Information provided:
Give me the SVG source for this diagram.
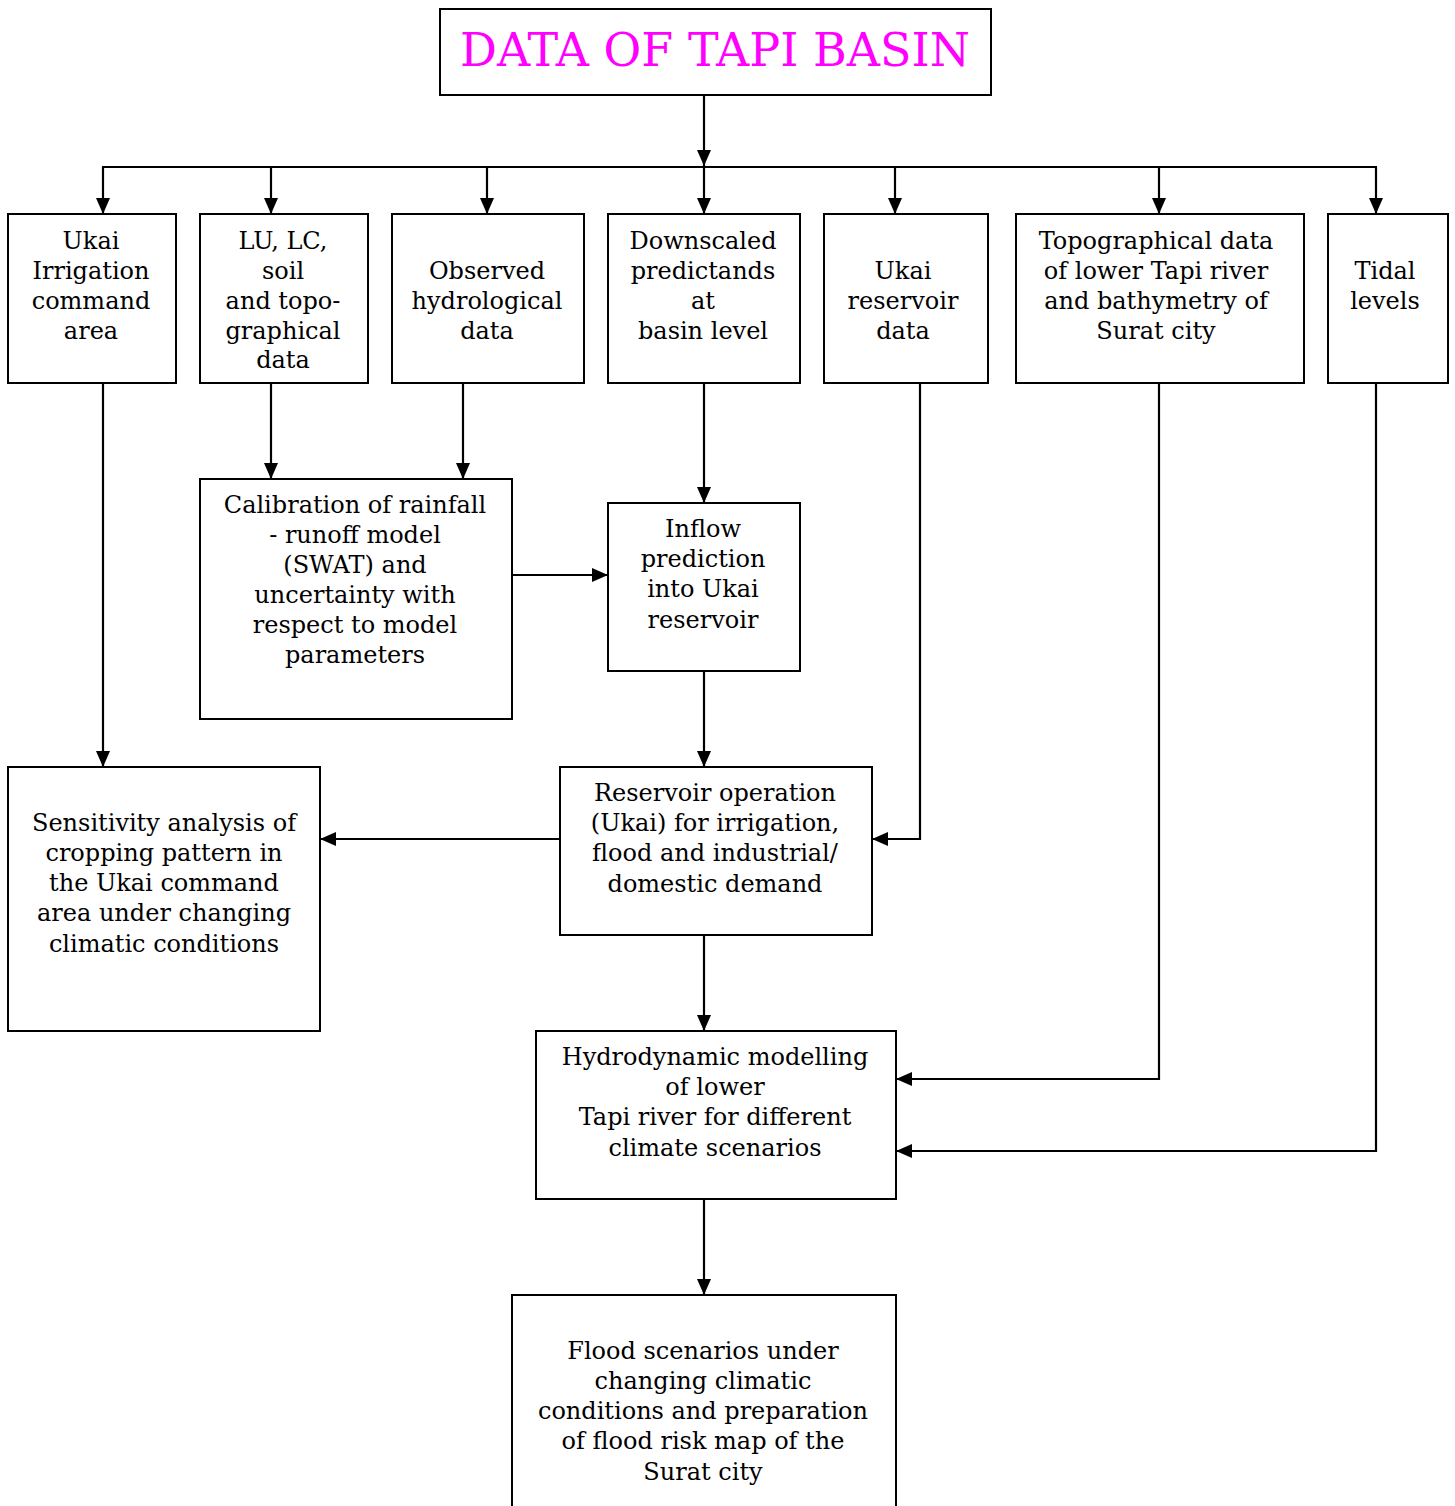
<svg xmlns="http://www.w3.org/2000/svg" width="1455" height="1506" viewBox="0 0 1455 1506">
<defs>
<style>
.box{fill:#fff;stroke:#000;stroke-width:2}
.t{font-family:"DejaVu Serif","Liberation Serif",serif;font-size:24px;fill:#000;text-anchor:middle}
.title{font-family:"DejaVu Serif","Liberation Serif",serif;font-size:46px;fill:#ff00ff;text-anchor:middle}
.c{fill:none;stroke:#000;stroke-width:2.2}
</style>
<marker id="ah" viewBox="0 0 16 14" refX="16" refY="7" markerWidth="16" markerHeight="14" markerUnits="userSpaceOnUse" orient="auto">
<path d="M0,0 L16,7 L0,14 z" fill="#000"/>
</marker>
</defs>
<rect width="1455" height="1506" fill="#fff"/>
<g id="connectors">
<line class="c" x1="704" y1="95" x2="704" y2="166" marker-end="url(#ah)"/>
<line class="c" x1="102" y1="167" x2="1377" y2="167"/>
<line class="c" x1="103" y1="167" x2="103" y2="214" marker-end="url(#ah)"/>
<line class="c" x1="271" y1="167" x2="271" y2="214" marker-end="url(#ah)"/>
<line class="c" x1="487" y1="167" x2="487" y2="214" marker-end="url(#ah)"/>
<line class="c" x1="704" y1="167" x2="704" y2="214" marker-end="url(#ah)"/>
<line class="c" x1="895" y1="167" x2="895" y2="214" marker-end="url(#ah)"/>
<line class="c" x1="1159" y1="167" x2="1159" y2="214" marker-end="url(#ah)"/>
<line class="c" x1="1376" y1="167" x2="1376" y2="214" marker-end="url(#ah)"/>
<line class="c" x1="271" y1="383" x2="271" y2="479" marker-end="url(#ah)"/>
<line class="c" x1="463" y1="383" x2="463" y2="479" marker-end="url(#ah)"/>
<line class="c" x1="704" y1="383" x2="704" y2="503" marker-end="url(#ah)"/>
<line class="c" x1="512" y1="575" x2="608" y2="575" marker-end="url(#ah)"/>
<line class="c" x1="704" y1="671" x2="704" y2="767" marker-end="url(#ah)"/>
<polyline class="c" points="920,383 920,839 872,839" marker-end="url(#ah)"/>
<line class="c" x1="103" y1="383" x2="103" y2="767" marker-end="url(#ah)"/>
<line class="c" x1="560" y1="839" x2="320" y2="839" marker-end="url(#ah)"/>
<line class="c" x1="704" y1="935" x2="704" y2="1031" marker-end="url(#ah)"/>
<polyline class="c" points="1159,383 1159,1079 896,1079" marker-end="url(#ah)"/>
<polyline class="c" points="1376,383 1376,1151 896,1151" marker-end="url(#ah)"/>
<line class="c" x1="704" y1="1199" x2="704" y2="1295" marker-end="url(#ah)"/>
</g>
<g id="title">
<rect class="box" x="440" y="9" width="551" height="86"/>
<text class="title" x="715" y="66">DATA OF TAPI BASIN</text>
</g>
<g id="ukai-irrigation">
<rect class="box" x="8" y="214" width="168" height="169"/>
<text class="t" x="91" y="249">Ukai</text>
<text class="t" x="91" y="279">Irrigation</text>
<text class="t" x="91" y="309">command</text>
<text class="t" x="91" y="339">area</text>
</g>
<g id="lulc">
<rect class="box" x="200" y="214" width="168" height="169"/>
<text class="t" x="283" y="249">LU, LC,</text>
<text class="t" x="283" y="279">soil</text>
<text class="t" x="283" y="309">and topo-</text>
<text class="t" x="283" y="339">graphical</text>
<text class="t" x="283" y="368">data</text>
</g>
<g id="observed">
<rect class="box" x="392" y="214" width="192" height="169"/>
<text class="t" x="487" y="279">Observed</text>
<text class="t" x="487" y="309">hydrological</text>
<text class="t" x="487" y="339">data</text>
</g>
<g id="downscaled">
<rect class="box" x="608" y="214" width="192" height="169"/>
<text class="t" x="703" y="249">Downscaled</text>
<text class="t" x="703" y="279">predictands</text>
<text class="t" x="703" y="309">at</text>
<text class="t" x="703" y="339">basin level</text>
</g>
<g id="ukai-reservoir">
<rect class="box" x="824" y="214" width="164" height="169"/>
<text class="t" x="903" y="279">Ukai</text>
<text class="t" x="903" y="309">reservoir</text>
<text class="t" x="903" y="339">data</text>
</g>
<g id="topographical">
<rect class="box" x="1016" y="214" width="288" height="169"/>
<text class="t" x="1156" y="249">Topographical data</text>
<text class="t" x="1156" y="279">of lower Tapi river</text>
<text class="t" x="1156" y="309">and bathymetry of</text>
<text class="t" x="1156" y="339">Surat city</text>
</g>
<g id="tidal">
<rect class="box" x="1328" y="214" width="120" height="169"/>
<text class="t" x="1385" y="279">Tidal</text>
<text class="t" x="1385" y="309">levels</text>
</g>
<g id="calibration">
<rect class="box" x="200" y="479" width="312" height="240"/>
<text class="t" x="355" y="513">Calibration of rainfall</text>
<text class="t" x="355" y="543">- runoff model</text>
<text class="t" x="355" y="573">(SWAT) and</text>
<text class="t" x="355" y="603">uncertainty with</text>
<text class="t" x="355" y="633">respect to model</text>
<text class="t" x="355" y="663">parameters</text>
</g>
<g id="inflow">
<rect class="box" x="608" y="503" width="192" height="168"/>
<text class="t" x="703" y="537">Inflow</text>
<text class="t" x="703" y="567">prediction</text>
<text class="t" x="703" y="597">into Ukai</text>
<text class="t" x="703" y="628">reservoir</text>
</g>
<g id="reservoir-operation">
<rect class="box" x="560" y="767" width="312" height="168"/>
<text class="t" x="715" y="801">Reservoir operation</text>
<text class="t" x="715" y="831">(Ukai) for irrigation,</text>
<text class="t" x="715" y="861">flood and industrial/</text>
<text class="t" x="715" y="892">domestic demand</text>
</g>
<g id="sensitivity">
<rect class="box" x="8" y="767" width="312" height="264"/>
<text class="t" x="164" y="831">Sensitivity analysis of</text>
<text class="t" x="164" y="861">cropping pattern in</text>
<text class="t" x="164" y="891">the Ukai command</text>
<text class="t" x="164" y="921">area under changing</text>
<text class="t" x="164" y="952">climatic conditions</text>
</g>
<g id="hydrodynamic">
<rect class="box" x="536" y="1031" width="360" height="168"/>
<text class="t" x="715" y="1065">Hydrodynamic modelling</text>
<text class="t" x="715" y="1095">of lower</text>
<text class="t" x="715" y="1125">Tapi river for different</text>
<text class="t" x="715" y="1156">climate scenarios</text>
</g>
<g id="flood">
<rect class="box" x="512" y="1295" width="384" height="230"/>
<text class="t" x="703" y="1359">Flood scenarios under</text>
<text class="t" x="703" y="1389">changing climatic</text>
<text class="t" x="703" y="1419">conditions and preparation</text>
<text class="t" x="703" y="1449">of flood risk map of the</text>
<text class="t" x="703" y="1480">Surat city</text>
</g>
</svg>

Exercise prompt: Give an exact copy of the material, leaving out every picture.

Written answer:
Give me the SVG source for this diagram.
<svg xmlns="http://www.w3.org/2000/svg" width="1455" height="1506" viewBox="0 0 1455 1506">
<defs>
<style>
.box{fill:#fff;stroke:#000;stroke-width:2}
.t{font-family:"DejaVu Serif","Liberation Serif",serif;font-size:24px;fill:#000;text-anchor:middle}
.title{font-family:"DejaVu Serif","Liberation Serif",serif;font-size:46px;fill:#ff00ff;text-anchor:middle}
.c{fill:none;stroke:#000;stroke-width:2.2}
</style>
<marker id="ah" viewBox="0 0 16 14" refX="16" refY="7" markerWidth="16" markerHeight="14" markerUnits="userSpaceOnUse" orient="auto">
<path d="M0,0 L16,7 L0,14 z" fill="#000"/>
</marker>
</defs>
<rect width="1455" height="1506" fill="#fff"/>
<g id="connectors">
<line class="c" x1="704" y1="95" x2="704" y2="166" marker-end="url(#ah)"/>
<line class="c" x1="102" y1="167" x2="1377" y2="167"/>
<line class="c" x1="103" y1="167" x2="103" y2="214" marker-end="url(#ah)"/>
<line class="c" x1="271" y1="167" x2="271" y2="214" marker-end="url(#ah)"/>
<line class="c" x1="487" y1="167" x2="487" y2="214" marker-end="url(#ah)"/>
<line class="c" x1="704" y1="167" x2="704" y2="214" marker-end="url(#ah)"/>
<line class="c" x1="895" y1="167" x2="895" y2="214" marker-end="url(#ah)"/>
<line class="c" x1="1159" y1="167" x2="1159" y2="214" marker-end="url(#ah)"/>
<line class="c" x1="1376" y1="167" x2="1376" y2="214" marker-end="url(#ah)"/>
<line class="c" x1="271" y1="383" x2="271" y2="479" marker-end="url(#ah)"/>
<line class="c" x1="463" y1="383" x2="463" y2="479" marker-end="url(#ah)"/>
<line class="c" x1="704" y1="383" x2="704" y2="503" marker-end="url(#ah)"/>
<line class="c" x1="512" y1="575" x2="608" y2="575" marker-end="url(#ah)"/>
<line class="c" x1="704" y1="671" x2="704" y2="767" marker-end="url(#ah)"/>
<polyline class="c" points="920,383 920,839 872,839" marker-end="url(#ah)"/>
<line class="c" x1="103" y1="383" x2="103" y2="767" marker-end="url(#ah)"/>
<line class="c" x1="560" y1="839" x2="320" y2="839" marker-end="url(#ah)"/>
<line class="c" x1="704" y1="935" x2="704" y2="1031" marker-end="url(#ah)"/>
<polyline class="c" points="1159,383 1159,1079 896,1079" marker-end="url(#ah)"/>
<polyline class="c" points="1376,383 1376,1151 896,1151" marker-end="url(#ah)"/>
<line class="c" x1="704" y1="1199" x2="704" y2="1295" marker-end="url(#ah)"/>
</g>
<g id="title">
<rect class="box" x="440" y="9" width="551" height="86"/>
<text class="title" x="715" y="66">DATA OF TAPI BASIN</text>
</g>
<g id="ukai-irrigation">
<rect class="box" x="8" y="214" width="168" height="169"/>
<text class="t" x="91" y="249">Ukai</text>
<text class="t" x="91" y="279">Irrigation</text>
<text class="t" x="91" y="309">command</text>
<text class="t" x="91" y="339">area</text>
</g>
<g id="lulc">
<rect class="box" x="200" y="214" width="168" height="169"/>
<text class="t" x="283" y="249">LU, LC,</text>
<text class="t" x="283" y="279">soil</text>
<text class="t" x="283" y="309">and topo-</text>
<text class="t" x="283" y="339">graphical</text>
<text class="t" x="283" y="368">data</text>
</g>
<g id="observed">
<rect class="box" x="392" y="214" width="192" height="169"/>
<text class="t" x="487" y="279">Observed</text>
<text class="t" x="487" y="309">hydrological</text>
<text class="t" x="487" y="339">data</text>
</g>
<g id="downscaled">
<rect class="box" x="608" y="214" width="192" height="169"/>
<text class="t" x="703" y="249">Downscaled</text>
<text class="t" x="703" y="279">predictands</text>
<text class="t" x="703" y="309">at</text>
<text class="t" x="703" y="339">basin level</text>
</g>
<g id="ukai-reservoir">
<rect class="box" x="824" y="214" width="164" height="169"/>
<text class="t" x="903" y="279">Ukai</text>
<text class="t" x="903" y="309">reservoir</text>
<text class="t" x="903" y="339">data</text>
</g>
<g id="topographical">
<rect class="box" x="1016" y="214" width="288" height="169"/>
<text class="t" x="1156" y="249">Topographical data</text>
<text class="t" x="1156" y="279">of lower Tapi river</text>
<text class="t" x="1156" y="309">and bathymetry of</text>
<text class="t" x="1156" y="339">Surat city</text>
</g>
<g id="tidal">
<rect class="box" x="1328" y="214" width="120" height="169"/>
<text class="t" x="1385" y="279">Tidal</text>
<text class="t" x="1385" y="309">levels</text>
</g>
<g id="calibration">
<rect class="box" x="200" y="479" width="312" height="240"/>
<text class="t" x="355" y="513">Calibration of rainfall</text>
<text class="t" x="355" y="543">- runoff model</text>
<text class="t" x="355" y="573">(SWAT) and</text>
<text class="t" x="355" y="603">uncertainty with</text>
<text class="t" x="355" y="633">respect to model</text>
<text class="t" x="355" y="663">parameters</text>
</g>
<g id="inflow">
<rect class="box" x="608" y="503" width="192" height="168"/>
<text class="t" x="703" y="537">Inflow</text>
<text class="t" x="703" y="567">prediction</text>
<text class="t" x="703" y="597">into Ukai</text>
<text class="t" x="703" y="628">reservoir</text>
</g>
<g id="reservoir-operation">
<rect class="box" x="560" y="767" width="312" height="168"/>
<text class="t" x="715" y="801">Reservoir operation</text>
<text class="t" x="715" y="831">(Ukai) for irrigation,</text>
<text class="t" x="715" y="861">flood and industrial/</text>
<text class="t" x="715" y="892">domestic demand</text>
</g>
<g id="sensitivity">
<rect class="box" x="8" y="767" width="312" height="264"/>
<text class="t" x="164" y="831">Sensitivity analysis of</text>
<text class="t" x="164" y="861">cropping pattern in</text>
<text class="t" x="164" y="891">the Ukai command</text>
<text class="t" x="164" y="921">area under changing</text>
<text class="t" x="164" y="952">climatic conditions</text>
</g>
<g id="hydrodynamic">
<rect class="box" x="536" y="1031" width="360" height="168"/>
<text class="t" x="715" y="1065">Hydrodynamic modelling</text>
<text class="t" x="715" y="1095">of lower</text>
<text class="t" x="715" y="1125">Tapi river for different</text>
<text class="t" x="715" y="1156">climate scenarios</text>
</g>
<g id="flood">
<rect class="box" x="512" y="1295" width="384" height="230"/>
<text class="t" x="703" y="1359">Flood scenarios under</text>
<text class="t" x="703" y="1389">changing climatic</text>
<text class="t" x="703" y="1419">conditions and preparation</text>
<text class="t" x="703" y="1449">of flood risk map of the</text>
<text class="t" x="703" y="1480">Surat city</text>
</g>
</svg>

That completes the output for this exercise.